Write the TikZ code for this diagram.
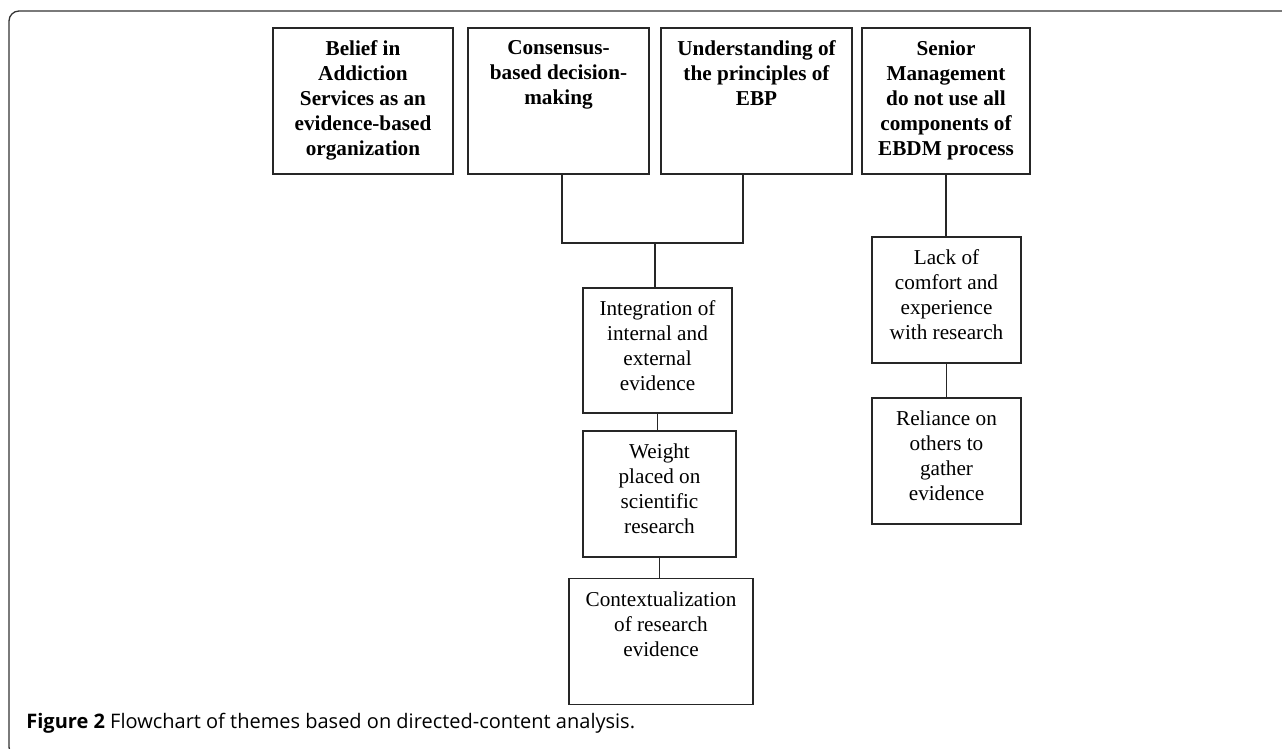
\documentclass[tikz,border=0pt]{standalone}
\usepackage{fontspec}
\setmainfont{Liberation Serif}
\setsansfont{Open Sans}
\usetikzlibrary{calc}

\begin{document}
\begin{tikzpicture}[x=0.5pt,y=-0.5pt,
    themebox/.style={draw=black!85,line width=0.6pt,inner sep=0pt,minimum height=63pt},
    boxtext/.style={anchor=north,align=center,inner sep=0pt,yshift=-6.5pt,
      font=\fontsize{10.6}{12.5}\selectfont},
    headtext/.style={boxtext,font=\fontsize{10.6}{12.5}\selectfont\bfseries},
    link/.style={draw=black!85,line width=0.55pt}]
    \useasboundingbox (0,0) rectangle (1282,749);
    % --- frame
    \draw[black!80,line width=0.65pt,rounded corners=5pt]
      (1282,11) -- (9,11) -- (9,757) -- (40,757);
    % --- top row of themes
    \node[themebox,minimum width=90pt,minimum height=73pt] (belief) at (363,101) {};
    \node[themebox,minimum width=90.5pt,minimum height=73pt] (consensus) at (558.5,101) {};
    \node[themebox,minimum width=95.5pt,minimum height=73pt] (principles) at (756.5,101) {};
    \node[themebox,minimum width=84pt,minimum height=73pt] (senior) at (946,101) {};
    \node[headtext] (belief-t) at (belief.north)
      {Belief in\\Addiction\\Services as an\\evidence-based\\organization};
    \node[headtext] (consensus-t) at (consensus.north)
      {Consensus-\\based decision-\\making};
    \node[headtext] (principles-t) at (principles.north)
      {Understanding of\\the principles of\\EBP};
    \node[headtext] (senior-t) at (senior.north)
      {Senior\\Management\\do not use all\\components of\\EBDM process};
    % --- left branch
    \node[themebox,minimum width=74.5pt,minimum height=62.5pt] (integration) at (657.5,350.5) {};
    \node[themebox,minimum width=76.5pt] (weight) at (659.5,494) {};
    \node[themebox,minimum width=92pt] (context) at (661,641.5) {};
    \node[boxtext] (integration-t) at (integration.north)
      {Integration of\\internal and\\external\\evidence};
    \node[boxtext] (weight-t) at (weight.north)
      {Weight\\placed on\\scientific\\research};
    \node[boxtext] (context-t) at (context.north)
      {Contextualization\\of research\\evidence};
    % --- right branch
    \node[themebox,minimum width=74.5pt] (comfort) at (946.5,300) {};
    \node[themebox,minimum width=74.5pt] (reliance) at (946.5,461) {};
    \node[boxtext] (comfort-t) at (comfort.north)
      {Lack of\\comfort and\\experience\\with research};
    \node[boxtext] (reliance-t) at (reliance.north)
      {Reliance on\\others to\\gather\\evidence};
    % --- connectors
    \coordinate (merge) at (655,243);
    \draw[link] ([xshift=1.75pt]consensus.south) |- (merge) -| ([xshift=-6.75pt]principles.south);
    \draw[link] (merge) -- (merge |- integration.north);
    \draw[link] (integration.south) -- (integration.south |- weight.north);
    \draw[link] (weight.south) -- (weight.south |- context.north);
    \draw[link] (senior.south) -- (senior.south |- comfort.north);
    \draw[link] (comfort.south) -- (comfort.south |- reliance.north);
    % --- caption
    \node[anchor=base west,inner sep=0pt,text=black,
      font=\sffamily\fontsize{10}{12}\selectfont] (caption) at (26,728)
      {\textbf{Figure 2} Flowchart of themes based on directed-content analysis.};
\end{tikzpicture}
\end{document}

-------

**To do:**
Extract the full listing exactly, with the pictures left out.

**Response to this exercise:**
Write the TikZ code for this diagram.
\documentclass[tikz,border=0pt]{standalone}
\usepackage{fontspec}
\setmainfont{Liberation Serif}
\setsansfont{Open Sans}
\usetikzlibrary{calc}

\begin{document}
\begin{tikzpicture}[x=0.5pt,y=-0.5pt,
    themebox/.style={draw=black!85,line width=0.6pt,inner sep=0pt,minimum height=63pt},
    boxtext/.style={anchor=north,align=center,inner sep=0pt,yshift=-6.5pt,
      font=\fontsize{10.6}{12.5}\selectfont},
    headtext/.style={boxtext,font=\fontsize{10.6}{12.5}\selectfont\bfseries},
    link/.style={draw=black!85,line width=0.55pt}]
    \useasboundingbox (0,0) rectangle (1282,749);
    % --- frame
    \draw[black!80,line width=0.65pt,rounded corners=5pt]
      (1282,11) -- (9,11) -- (9,757) -- (40,757);
    % --- top row of themes
    \node[themebox,minimum width=90pt,minimum height=73pt] (belief) at (363,101) {};
    \node[themebox,minimum width=90.5pt,minimum height=73pt] (consensus) at (558.5,101) {};
    \node[themebox,minimum width=95.5pt,minimum height=73pt] (principles) at (756.5,101) {};
    \node[themebox,minimum width=84pt,minimum height=73pt] (senior) at (946,101) {};
    \node[headtext] (belief-t) at (belief.north)
      {Belief in\\Addiction\\Services as an\\evidence-based\\organization};
    \node[headtext] (consensus-t) at (consensus.north)
      {Consensus-\\based decision-\\making};
    \node[headtext] (principles-t) at (principles.north)
      {Understanding of\\the principles of\\EBP};
    \node[headtext] (senior-t) at (senior.north)
      {Senior\\Management\\do not use all\\components of\\EBDM process};
    % --- left branch
    \node[themebox,minimum width=74.5pt,minimum height=62.5pt] (integration) at (657.5,350.5) {};
    \node[themebox,minimum width=76.5pt] (weight) at (659.5,494) {};
    \node[themebox,minimum width=92pt] (context) at (661,641.5) {};
    \node[boxtext] (integration-t) at (integration.north)
      {Integration of\\internal and\\external\\evidence};
    \node[boxtext] (weight-t) at (weight.north)
      {Weight\\placed on\\scientific\\research};
    \node[boxtext] (context-t) at (context.north)
      {Contextualization\\of research\\evidence};
    % --- right branch
    \node[themebox,minimum width=74.5pt] (comfort) at (946.5,300) {};
    \node[themebox,minimum width=74.5pt] (reliance) at (946.5,461) {};
    \node[boxtext] (comfort-t) at (comfort.north)
      {Lack of\\comfort and\\experience\\with research};
    \node[boxtext] (reliance-t) at (reliance.north)
      {Reliance on\\others to\\gather\\evidence};
    % --- connectors
    \coordinate (merge) at (655,243);
    \draw[link] ([xshift=1.75pt]consensus.south) |- (merge) -| ([xshift=-6.75pt]principles.south);
    \draw[link] (merge) -- (merge |- integration.north);
    \draw[link] (integration.south) -- (integration.south |- weight.north);
    \draw[link] (weight.south) -- (weight.south |- context.north);
    \draw[link] (senior.south) -- (senior.south |- comfort.north);
    \draw[link] (comfort.south) -- (comfort.south |- reliance.north);
    % --- caption
    \node[anchor=base west,inner sep=0pt,text=black,
      font=\sffamily\fontsize{10}{12}\selectfont] (caption) at (26,728)
      {\textbf{Figure 2} Flowchart of themes based on directed-content analysis.};
\end{tikzpicture}
\end{document}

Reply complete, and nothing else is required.